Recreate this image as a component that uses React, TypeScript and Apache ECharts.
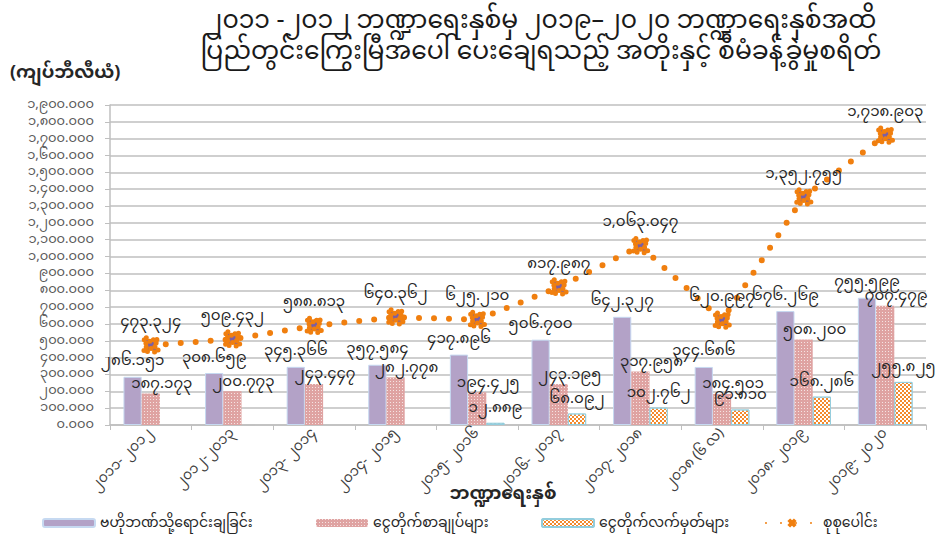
import React, { useEffect, useRef } from "react";
import * as echarts from "echarts";

const categories = [
  "၂၀၁၁- ၂၀၁၂",
  "၂၀၁၂-၂၀၁၃",
  "၂၀၁၃- ၂၀၁၄",
  "၂၀၁၄- ၂၀၁၅",
  "၂၀၁၅- ၂၀၁၆",
  "၂၀၁၆- ၂၀၁၇",
  "၂၀၁၇- ၂၀၁၈",
  "၂၀၁၈ (၆ လ)",
  "၂၀၁၈- ၂၀၁၉",
  "၂၀၁၉- ၂၀၂၀",
];
const centralBankSales = [286.151, 308.659, 345.366, 357.584, 417.896, 506.7, 642.327, 344.686, 676.269, 755.599];
const treasuryBonds = [187.173, 200.773, 243.447, 282.778, 194.425, 243.195, 317.958, 184.501, 508.2, 707.479];
const treasuryBills = [null, null, null, null, 12.889, 68.092, 102.762, 91.81, 168.286, 255.825];
const totals = [473.324, 509.432, 588.813, 640.362, 625.21, 817.987, 1063.047, 620.997, 1352.755, 1718.903];

const seriesNames = [
  "ဗဟိုဘဏ်သို့ရောင်းချခြင်း",
  "ငွေတိုက်စာချုပ်များ",
  "ငွေတိုက်လက်မှတ်များ",
  "စုစုပေါင်း",
];
const titleLines = [
  "၂၀၁၁ -၂၀၁၂ ဘဏ္ဍာရေးနှစ်မှ ၂၀၁၉–၂၀၂၀ ဘဏ္ဍာရေးနှစ်အထိ",
  "ပြည်တွင်းကြွေးမြီအပေါ် ပေးချေရသည့် အတိုးနှင့် စီမံခန့်ခွဲမှုစရိတ်",
];
const yUnit = "(ကျပ်ဘီလီယံ)";
const xName = "ဘဏ္ဍာရေးနှစ်";
const yMin = 0;
const yMax = 1900;
const yStep = 100;

const MY_DIGITS = ["၀", "၁", "၂", "၃", "၄", "၅", "၆", "၇", "၈", "၉"];
function toMy(v: number): string {
  const s = v.toLocaleString("en-US", { minimumFractionDigits: 3, maximumFractionDigits: 3 });
  return s.replace(/[0-9]/g, (d) => MY_DIGITS[Number(d)]);
}

const FONT = "'Noto Sans Myanmar', 'Padauk', 'Myanmar Text', 'Noto Sans', sans-serif";

export default function App() {
  const ref = useRef<HTMLDivElement>(null);
  useEffect(() => {
    if (!ref.current) return;
    const chart = echarts.init(ref.current, undefined, { renderer: "svg" });
    const labelStyle = {
      show: true,
      position: "top" as const,
      fontSize: 15,
      lineHeight: 16,
      color: "#262626",
      fontFamily: FONT,
      formatter: (p: any) => (p.value == null ? "" : toMy(p.value)),
    };
    const legendText = { fontSize: 14, lineHeight: 16, color: "#262626", fontFamily: FONT };
    const titleStyle = { fontSize: 25, fontWeight: "normal", color: "#1a1a1a", lineHeight: 27, fontFamily: FONT };
    const option: any = {
      animation: false,
      backgroundColor: "#ffffff",
      textStyle: { fontFamily: FONT },
      title: [
        { text: titleLines[0], left: 541, textAlign: "center", top: 9, padding: 0, textStyle: titleStyle },
        { text: titleLines[1], left: 541, textAlign: "center", top: 40, padding: 0, textStyle: titleStyle },
        {
          text: yUnit,
          left: 10,
          top: 63,
          padding: 0,
          textStyle: { fontSize: 18, lineHeight: 20, fontWeight: "bold", color: "#262626", fontFamily: FONT },
        },
        {
          text: xName,
          left: 503,
          textAlign: "center",
          top: 484,
          padding: 0,
          textStyle: { fontSize: 18, lineHeight: 20, fontWeight: "bold", color: "#262626", fontFamily: FONT },
        },
      ],
      legend: [0, 1, 2, 3].map((i) => ({
        data: [seriesNames[i]],
        left: [42, 316, 541, 765][i],
        top: 515,
        padding: 0,
        itemWidth: 52,
        itemHeight: 8,
        textStyle: legendText,
        selectedMode: false,
      })),
      grid: { left: 110, right: 14, top: 105, bottom: 112, containLabel: false },
      xAxis: {
        type: "category",
        data: categories,
        axisLine: { lineStyle: { color: "#BFBFBF", width: 1.5 } },
        axisTick: { show: true, length: 5, lineStyle: { color: "#BFBFBF" } },
        axisLabel: { rotate: 45, fontSize: 14, lineHeight: 16, color: "#404040", margin: 6, fontFamily: FONT },
      },
      yAxis: {
        type: "value",
        min: yMin,
        max: yMax,
        interval: yStep,
        axisLine: { show: true, lineStyle: { color: "#BFBFBF", width: 1.5 } },
        axisTick: { show: true, length: 5, lineStyle: { color: "#BFBFBF" } },
        splitLine: { lineStyle: { color: "#BFBFBF", width: 1.5 } },
        axisLabel: {
          fontSize: 13,
          lineHeight: 14,
          color: "#595959",
          margin: 16,
          fontFamily: FONT,
          formatter: (v: number) => toMy(v),
        },
      },
      series: [
        {
          name: seriesNames[0],
          type: "bar",
          data: centralBankSales,
          barGap: "0%",
          barCategoryGap: "33%",
          itemStyle: { color: "#B3A2C7", borderColor: "#C6D9F1", borderWidth: 1 },
          label: { ...labelStyle, distance: 7 },
        },
        {
          name: seriesNames[1],
          type: "bar",
          data: treasuryBonds,
          itemStyle: {
            color: "#DFA3A2",
            decal: { symbol: "rect", symbolSize: 1, color: "rgba(255,255,255,0.7)", dashArrayX: [1, 2], dashArrayY: [1, 2], rotation: 0 },
          },
          label: { ...labelStyle, distance: 1, offset: [11, 0] },
        },
        {
          name: seriesNames[2],
          type: "bar",
          data: treasuryBills,
          itemStyle: {
            color: "#F48A2C",
            borderColor: "#93CDDD",
            borderWidth: 1,
            decal: { symbol: "rect", symbolSize: 1, color: "#ffffff", dashArrayX: [[2, 2], [0, 2, 2, 0]], dashArrayY: [2, 0], rotation: 0 },
          },
          label: { ...labelStyle, distance: 6 },
        },
        {
          name: seriesNames[3],
          type: "line",
          data: totals,
          symbol: "path://M2,0 L5,3 L8,0 L10,2 L7,5 L10,8 L8,10 L5,7 L2,10 L0,8 L3,5 L0,2 Z",
          symbolSize: 15,
          itemStyle: { color: "#7A5FA6", borderColor: "#F07F0F", borderWidth: 5, borderType: [0, 5], borderCap: "round" },
          lineStyle: { color: "#F07F0F", width: 6, type: [0, 15], cap: "round" },
          label: { ...labelStyle, distance: 5 },
          z: 5,
        },
      ],
    };
    chart.setOption(option);
    return () => chart.dispose();
  }, []);
  return <div ref={ref} style={{ position: "fixed", left: 0, top: 0, width: 940, height: 537 }} />;
}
------------------------------------------------
» **Problem requirements**
Leave out the pictures and repeat the lines from the start of the material through the line with "620.997, 1352.755, 1718.903];", inclusive.

» **Answer to this problem**
Recreate this image as a component that uses React, TypeScript and Apache ECharts.
import React, { useEffect, useRef } from "react";
import * as echarts from "echarts";

const categories = [
  "၂၀၁၁- ၂၀၁၂",
  "၂၀၁၂-၂၀၁၃",
  "၂၀၁၃- ၂၀၁၄",
  "၂၀၁၄- ၂၀၁၅",
  "၂၀၁၅- ၂၀၁၆",
  "၂၀၁၆- ၂၀၁၇",
  "၂၀၁၇- ၂၀၁၈",
  "၂၀၁၈ (၆ လ)",
  "၂၀၁၈- ၂၀၁၉",
  "၂၀၁၉- ၂၀၂၀",
];
const centralBankSales = [286.151, 308.659, 345.366, 357.584, 417.896, 506.7, 642.327, 344.686, 676.269, 755.599];
const treasuryBonds = [187.173, 200.773, 243.447, 282.778, 194.425, 243.195, 317.958, 184.501, 508.2, 707.479];
const treasuryBills = [null, null, null, null, 12.889, 68.092, 102.762, 91.81, 168.286, 255.825];
const totals = [473.324, 509.432, 588.813, 640.362, 625.21, 817.987, 1063.047, 620.997, 1352.755, 1718.903];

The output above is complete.